In multiple impuation using for example mice, missing variables are first tentatively filled, which makes them suitable as predictor or even as response, and then they are iteratively imputed.

Check this R Code :

library(mice)
data("airquality")
airquality[5,1:2] # All data points are missing
Ozone Solar.R
5    NA      NA
# Impute using mice with just one impuation
imp <- mice(airquality[,1:2], method="norm.predict", m=1, maxit=3,seed=1)
complete(imp)[5,] # Check the fifth observation
Ozone  Solar.R
5 42.69252 186.4568


See my question Missing data - Regression imputation

Regrading MCAR test, I do not think you need to make this test at all , since MI assumes MAR mechanism, See also Does Little's MCAR test make sense?

• If data are missing not at random (MNAR or NMAR) -- e.g., if income is reported only by people with middling incomes -- then relationships between variables will be biased, and to impute values will preserve such biases.
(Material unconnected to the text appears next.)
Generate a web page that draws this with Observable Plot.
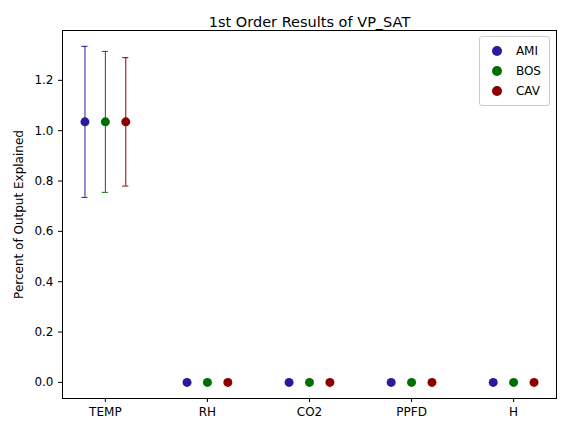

Conducting a MCAR test helps one decide whether one can conduct imputation in a way that avoids such an error. Jul 19 '18 at 16:12

It's complicated given numbers (or percentages) to accept or reject variables with missing data, because working with missing data is complicated and you can easily introduce bias.

From this blog I found something useful

Although imputation can improve the quality of the final data, care must be taken to choose an appropriate imputation methodology. Some methods of imputation do not preserve the relationship between variables. In fact, some can actually distort the underlying distributions.

While some could recommend you to reject the variable if you have more than 60%` of missing values this isn't a rule and the percentages are inherent of your data and the study.

Maybe you want to look at the distribution of your variable, or the variance before the imputation. And something important is that you should consider what is the study that you are doing, and if this variables (with missing values) are needed for your model.